Urban Oasis' Furious Five

1. Recent Pittsburgh Post articles have highlighted the rapid loss of farmland to single family residences at the fringe of the city’s urbanized area. Locals lamented “you can’t fight city hall” while township executives admired their bottom line, temporarily flush from new construction. Little do they know that in 20 years they’ll be trying to talk the city and first ring suburbs into helping bail them out of financial and social crisis.

2. The Washington Post from a few weeks back detailed that the city’s booming housing market involved half of DC home purchases over the last 5 years having been bought with interest-only mortgages. For some, this will certainly pay off, as the federal government isn’t getting any smaller and Washington’s housing stock may be unparalleled (except maybe by Boston) in its age and quality. But while this bubble may not burst, it will surely spring a leak in the coming years. As serious as the oil peak for us doomsdayers? Not quite, but it's up there.
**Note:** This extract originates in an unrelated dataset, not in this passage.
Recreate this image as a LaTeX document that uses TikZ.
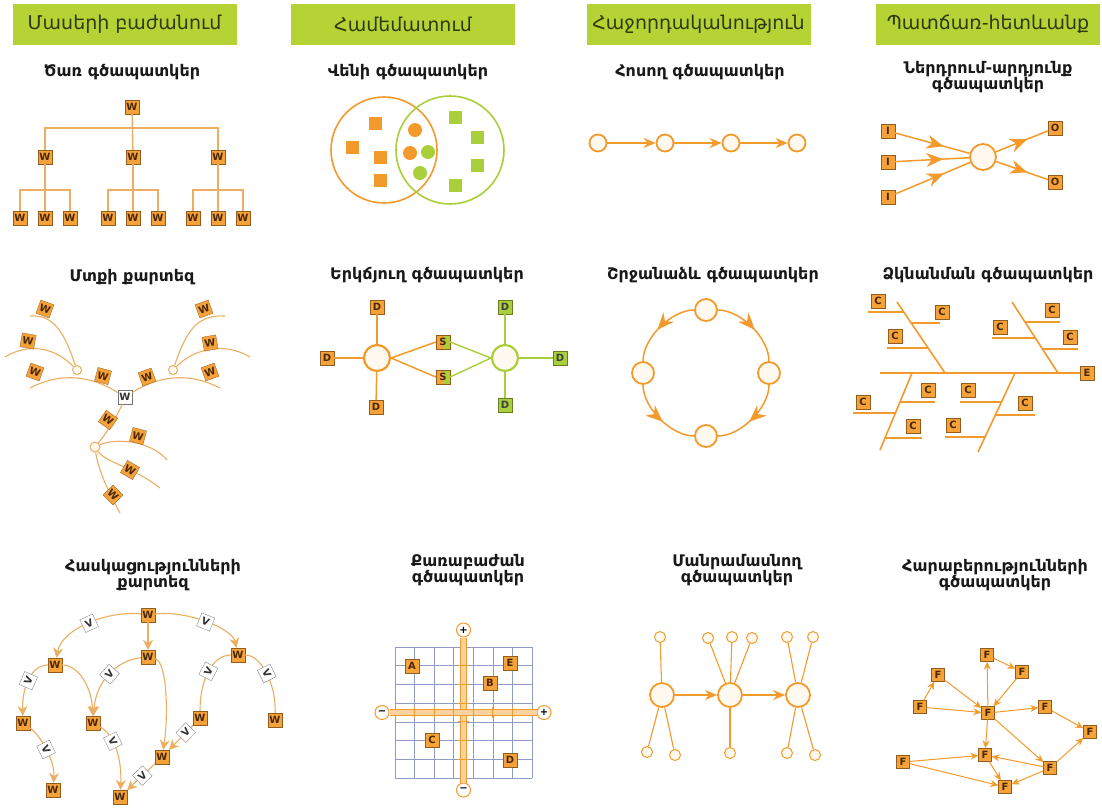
\documentclass[tikz,border=0pt]{standalone}
\usepackage{fontspec}
\setmainfont{DejaVu Sans}
\usetikzlibrary{positioning, arrows.meta, calc, decorations.markings}

\definecolor{hdrgreen}{HTML}{B5D334}
\definecolor{hdrtext}{HTML}{2E3A12}
\definecolor{orng}{HTML}{F39A2C}
\definecolor{tanline}{HTML}{EBAE62}
\definecolor{lgreen}{HTML}{A9CF3A}
\definecolor{tilefill}{HTML}{F5A23A}
\definecolor{tiletext}{HTML}{4A2806}
\definecolor{gridblue}{HTML}{8E9BC6}
\definecolor{cream}{HTML}{FFF9EF}

\tikzset{
  hdr/.style={fill=hdrgreen, minimum width=224pt, minimum height=41pt, inner sep=0pt,
    text=hdrtext, font=\fontsize{19}{19}\selectfont},
  ttl/.style={align=center, text=black!90, font=\bfseries\fontsize{16}{15}\selectfont},
  tile/.style={rectangle, fill=tilefill, draw=orng!60!black, line width=0.3pt,
    minimum size=14pt, inner sep=0pt, text=tiletext, font=\bfseries\fontsize{10}{10}\selectfont},
  vtile/.style={tile, fill=white, draw=black!55, text=black!80},
  gtile/.style={tile, fill=lgreen, draw=lgreen!60!black, text=black!75},
  stile/.style={tile, path picture={\fill[lgreen] (path picture bounding box.north)
    rectangle (path picture bounding box.south east);}},
  sq/.style={rectangle, minimum size=13pt, inner sep=0pt},
  blob/.style={circle, minimum size=14pt, inner sep=0pt},
  bub/.style={circle, draw=orng, line width=1.8pt, fill=cream, minimum size=17pt, inner sep=0pt},
  pip/.style={circle, draw=orng, line width=1pt, fill=cream, minimum size=11pt, inner sep=0pt},
  pm/.style={circle, draw=orng, line width=1pt, fill=white, minimum size=14pt, inner sep=0pt,
    font=\bfseries\fontsize{10}{10}\selectfont},
  lnk/.style={orng, line width=1.5pt},
  glnk/.style={lgreen, line width=1.4pt},
  twig/.style={tanline, line width=1.1pt},
  bone/.style={orng, line width=1.6pt},
  qaxis/.style={draw=orng, line width=1.2pt, double=orng!45, double distance=5pt},
  arr/.style={lnk, -{Stealth[length=12pt, width=10pt]}},
  carr/.style={twig, -{Stealth[length=10pt, width=10pt]}},
  farr/.style={orng, line width=1pt, -{Stealth[length=8pt, width=7pt]}},
  midarr/.style={lnk, postaction={decorate}, decoration={markings,
    mark=at position #1 with {\arrow{Stealth[length=17pt, width=14pt]}}}},
}

\begin{document}
\begin{tikzpicture}[x=1pt, y=-1pt]
\useasboundingbox (0,0) rectangle (1102,807);
\fill[white] (0,0) rectangle (1102,807);

% column headers
\node[hdr] (h1) at (124.5,24.5) {Մասերի բաժանում};
\node[hdr] (h2) at (403,24.5) {Համեմատում};
\node[hdr] (h3) at (698.5,24.5) {Հաջորդականություն};
\node[hdr] (h4) at (988,24.5) {Պատճառ-հետևանք};

% titles
\node[ttl] (ttree) at (122,72) {Ծառ գծապատկեր};
\node[ttl] (tvenn) at (408,72) {Վենի գծապատկեր};
\node[ttl] (tflow) at (700,72) {Հոսող գծապատկեր};
\node[ttl] (tio) at (988,77) {Ներդրում-արդյունք\\գծապատկեր};
\node[ttl] (tmind) at (132,277) {Մտքի քարտեզ};
\node[ttl] (tdbl) at (427,275) {Երկճյուղ գծապատկեր};
\node[ttl] (tcyc) at (713,275) {Շրջանաձև գծապատկեր};
\node[ttl] (tfish) at (988,275) {Ձկնանման գծապատկեր};
\node[ttl] (tcon) at (153,575) {Հասկացությունների\\քարտեզ};
\node[ttl] (tquad) at (468,570) {Քառաբաժան\\գծապատկեր};
\node[ttl] (tdet) at (737,570) {Մանրամասնող\\գծապատկեր};
\node[ttl] (trel) at (995,575) {Հարաբերությունների\\գծապատկեր};

% tree
\node[tile] (w0) at (132,107) {W};
\foreach \i/\x in {1/45,2/133,3/218}{
  \node[tile] (w\i) at (\x,157) {W};
  \foreach \j/\d in {1/-25,2/0,3/25}
    \node[tile] (w\i\j) at (\x+\d,218) {W};
  \coordinate (b\i) at (\x,190);
  \draw[twig, line width=1.4pt] (w\i) -- (w\i2);
  \draw[twig, line width=1.4pt] (w\i1) |- (b\i) -| (w\i3);
}
\coordinate (b0) at (132,128);
\draw[twig, line width=1.4pt] (w0) -- (w2);
\draw[twig, line width=1.4pt] (w1) |- (b0) -| (w3);

% venn
\node[circle, draw=orng, line width=1.6pt, minimum size=106pt] (vA) at (384,150) {};
\node[circle, draw=lgreen, line width=1.6pt, minimum size=108pt] (vB) at (450,150) {};
\foreach \x/\y [count=\n] in {375/123,352/147,380/157,380/180}
  \node[sq, fill=orng] (va\n) at (\x,\y) {};
\foreach \x/\y [count=\n] in {455/117,477/137,477/165,455/185}
  \node[sq, fill=lgreen] (vb\n) at (\x,\y) {};
\node[blob, fill=orng] (vo1) at (415,130) {};
\node[blob, fill=orng] (vo2) at (410,153) {};
\node[blob, fill=lgreen] (vg1) at (428,152) {};
\node[blob, fill=lgreen] (vg2) at (420,173) {};

% flow
\foreach \x [count=\n] in {598,665,731,797}
  \node[bub] (f\n) at (\x,143) {};
\foreach \a/\b in {1/2,2/3,3/4}
  \draw[arr] (f\a) -- (f\b);

% input - output
\foreach \y [count=\n] in {131,162,197}
  \node[tile] (in\n) at (888,\y) {I};
\node[bub, minimum size=26pt] (io) at (983,157) {};
\node[tile] (out1) at (1055,128) {O};
\node[tile] (out2) at (1055,182) {O};
\foreach \n in {1,2,3}
  \draw[midarr=0.65] (in\n) -- (io);
\foreach \n in {1,2}
  \draw[midarr=0.6] (io) -- (out\n);

% mind map
\node[vtile] (mc) at (125,397) {W};
\node[pip, draw=tanline, minimum size=9pt] (ml) at (77,370) {};
\node[pip, draw=tanline, minimum size=9pt] (mr) at (173,370) {};
\node[pip, draw=tanline, minimum size=10pt] (mb) at (95,447) {};
\draw[twig] (30,388) .. controls (55,375) and (85,372) .. (mc);
\draw[twig] (mc) .. controls (165,372) and (195,375) .. (220,388);
\draw[twig] (mc) .. controls (118,415) and (105,435) .. (mb);
\draw[twig] (ml) .. controls (65,335) and (55,314) .. (30,316);
\draw[twig] (ml) .. controls (55,348) and (30,342) .. (5,357);
\draw[twig] (mr) .. controls (185,335) and (195,314) .. (225,316);
\draw[twig] (mr) .. controls (195,348) and (225,342) .. (250,357);
\draw[twig] (mb) .. controls (115,438) and (150,440) .. (167,460);
\draw[twig] (mb) .. controls (105,462) and (135,468) .. (160,488);
\draw[twig] (mb) .. controls (98,470) and (110,495) .. (120,513);
\foreach \x/\y/\r [count=\n] in {45/309/-20, 28/341/-10, 35/372/-20, 103/376/-15,
    147/377/20, 204/309/20, 210/343/10, 210/372/20,
    108/420/-35, 138/436/-15, 130/470/-30, 113/495/-45}
  \node[tile, rotate=\r] (mw\n) at (\x,\y) {W};

% double bubble
\node[bub, line width=2.2pt, minimum size=26pt] (dl) at (377,358) {};
\node[bub, line width=2.2pt, draw=lgreen, minimum size=26pt] (dr) at (505,358) {};
\node[tile] (dl1) at (377,307) {D};
\node[tile] (dl2) at (327,358) {D};
\node[tile] (dl3) at (376,407) {D};
\node[gtile] (dr1) at (505,307) {D};
\node[gtile] (dr2) at (560,358) {D};
\node[gtile] (dr3) at (505,405) {D};
\node[stile] (s1) at (443,342) {S};
\node[stile] (s2) at (443,377) {S};
\foreach \n in {1,2,3}{
  \draw[lnk] (dl) -- (dl\n);
  \draw[glnk] (dr) -- (dr\n);
}
\foreach \n in {1,2}{
  \draw[lnk] (dl.east) -- (s\n.west);
  \draw[glnk] (s\n.east) -- (dr.west);
}

% cycle
\node[bub, minimum size=22pt] (c1) at (706,310) {};
\node[bub, minimum size=22pt] (c2) at (769,373) {};
\node[bub, minimum size=22pt] (c3) at (706,436) {};
\node[bub, minimum size=22pt] (c4) at (643,373) {};
\draw[midarr=0.55] (c1) .. controls (740.8,310) and (769,338.2) .. (c2);
\draw[midarr=0.55] (c2) .. controls (769,407.8) and (740.8,436) .. (c3);
\draw[midarr=0.55] (c1) .. controls (671.2,310) and (643,338.2) .. (c4);
\draw[midarr=0.55] (c4) .. controls (643,407.8) and (671.2,436) .. (c3);

% fishbone
\node[tile] (fe) at (1087,373) {E};
\coordinate (sp) at (880,373);
\draw[bone] (sp) -- (fe);
\draw[bone] (897,302) -- (945,373);
\draw[bone] (1012,302) -- (1058,373);
\draw[bone] (912,373) -- (880,450);
\draw[bone] (1015,373) -- (978,452);
\foreach \xa/\xb/\y/\cx/\cy [count=\n] in {
    868/904/312/878/301, 911/940/323/942/312, 887/928/348/895/336,
    1025/1060/322/1052/310, 992/1035/338/1000/327, 1042/1078/349/1070/337,
    900/935/402/928/390, 853/895/413/863/402, 885/922/438/913/426,
    960/1001/402/968/390, 995/1035/415/1025/403, 945/985/437/953/425}{
  \draw[bone] (\xa,\y) -- (\xb,\y);
  \node[tile] (fc\n) at (\cx,\cy) {C};
}

% concept map
\node[tile] (k1) at (148,615) {W};
\node[tile] (k2) at (55,665) {W};
\node[tile] (k3) at (148,657) {W};
\node[tile] (k4) at (238,655) {W};
\node[tile] (k5) at (23,723) {W};
\node[tile] (k6) at (93,723) {W};
\node[tile] (k7) at (200,718) {W};
\node[tile] (k8) at (275,720) {W};
\node[tile] (k9) at (162,757) {W};
\node[tile] (k10) at (53,790) {W};
\node[tile] (k11) at (120,797) {W};
\draw[carr] (k1) -- (k3);
\draw[carr] (k1) .. controls (110,610) and (62,628) .. node[vtile, sloped] (v1) {V} (k2);
\draw[carr] (k1) .. controls (186,610) and (232,628) .. node[vtile, sloped] (v2) {V} (k4);
\draw[carr] (k2) .. controls (30,665) and (22,690) .. node[vtile, sloped] (v3) {V} (k5);
\draw[carr] (k2) .. controls (80,665) and (92,690) .. (k6);
\draw[carr] (k3) .. controls (118,660) and (96,680) .. node[vtile, sloped] (v4) {V} (k6);
\draw[carr] (k3) .. controls (168,662) and (168,720) .. (k9);
\draw[twig] (k4) .. controls (212,655) and (200,680) .. node[vtile, sloped] (v5) {V} (k7);
\draw[twig] (k4) .. controls (262,655) and (276,685) .. node[vtile, sloped] (v6) {V} (k8);
\draw[carr] (k7) -- node[vtile, sloped, pos=0.3] (v7) {V} (k9);
\draw[carr] (k5) .. controls (40,735) and (55,760) .. node[vtile, sloped] (v8) {V} (k10);
\draw[carr] (k6) .. controls (115,735) and (122,760) .. node[vtile, sloped, pos=0.35] (v9) {V} (k11);
\draw[carr] (k9) -- node[vtile, sloped, pos=0.45] (v10) {V} (k11);

% quadrant
\foreach \i in {0,...,7}{
  \draw[gridblue, line width=0.6pt] (395+\i*19.57,647) -- (395+\i*19.57,778);
  \draw[gridblue, line width=0.6pt] (395,647+\i*18.71) -- (532,647+\i*18.71);
}
\node[pm] (qt) at (463.5,630) {+};
\node[pm] (qb) at (463.5,790) {−};
\node[pm] (ql) at (382,712.5) {−};
\node[pm] (qr) at (544,712.5) {+};
\draw[qaxis] (qt) -- (qb);
\draw[qaxis] (ql) -- (qr);
\foreach \i in {1,...,6}{
  \draw[orng, line width=1pt] (395+\i*19.57,707) -- ++(0,11);
  \draw[orng, line width=1pt] (458,647+\i*18.71) -- ++(11,0);
}
\node[tile] (qa) at (412,666) {A};
\node[tile] (qe) at (510,663) {E};
\node[tile] (qbb) at (490,683) {B};
\node[tile] (qc) at (432,740) {C};
\node[tile] (qd) at (510,760) {D};

% detail
\foreach \x [count=\n] in {662,730,798}
  \node[bub, minimum size=24pt] (m\n) at (\x,695) {};
\draw[arr] (m1) -- (m2);
\draw[arr] (m2) -- (m3);
\foreach \p/\x/\y [count=\n] in {1/660/637, 1/647/752, 1/675/755,
    2/708/638, 2/732/637, 2/752/638, 2/730/753,
    3/787/637, 3/813/637, 3/787/753, 3/815/755}{
  \node[pip] (sd\n) at (\x,\y) {};
  \draw[lnk, line width=1.1pt] (m\p) -- (sd\n);
}

% relations
\foreach \x/\y [count=\n] in {987/655, 1022/672, 938/675, 920/707, 988/713, 1045/707,
    1090/732, 985/755, 903/762, 1050/768, 1005/787}
  \node[tile, minimum size=13pt] (F\n) at (\x,\y) {F};
\foreach \a/\b in {5/1, 1/2, 2/5, 3/5, 4/3, 4/5, 5/6, 6/7, 10/7, 5/10, 5/8,
    9/8, 9/11, 10/8, 10/11, 8/11}
  \draw[farr] (F\a) -- (F\b);

\end{tikzpicture}
\end{document}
3. Sam Bass Warner characterized the finely-grained urban housing form of suburban Boston as “The Weave of Small Patterns.” He meant that the small-scale speculating and homesteading in the city’s streetcar suburbs, taken together, demonstrated the individuality and variety of individual owners and builders in a large system of suburbanization. Driving through Washington DC’s many neighborhoods Sunday afternoon, it seems that this same weave of small patterns breeds street activity. Working in the “lonely financial zone” as I do, even with some mixed use, the city block-sized buildings do not generate enough activity to make street life interesting. My earlier screeds on the lameness of DC are amended to recognize that I work in one of the worst areas in DC in this respect.

4. Two non-academic goals I’d like to achieve by the end of my graduate program. A. Help establish a non-profit housing corporation to develop affordable housing in Ann Arbor (particularly for students, but as a start to making Ann Arbor broadly affordable). B. Help build the Ann Arbor Community Car Cooperative into a viable transportation option for Ann Arbor. Both of these fall within the scope of my New West Side and Ann Arbor Alliance work.

5. Recently, I was awarded a research grant from the UofM Center for Non Profit Management to study the partnerships that several cooperatives formed with Frank Lloyd Wright to build residential and recreational communities in Michigan. Cooperatives, I may have mentioned, became rather popular ways to deal with Depression-era economic problems and to aid in the modernization of rural areas. Rexford Tugwell, the genius behind Greenbelt MD, prior to directing the Resettlement Administration served as undersecretary of agriculture. Due to his influence we have many of the ag coops still functioning today. Anyway, this surge in cooperation continued into the 40s and led to the formation of several groups who contacted FLLW. The architect was coming out of a period of dormancy and disgrace and was promoting his ideal of Broadacre City. He began working with cooperative groups to design and help develop Usonian communities as a part of his Broadacre vision. The two communities in the Kalamazoo area constitute the largest concentration of Usonian homes in the world. I will be studying 5 Michigan coops. Look for an exhibit on the UofM campus in April.

Please note the term "Furious Five" unabashedly ripped off from the Daily.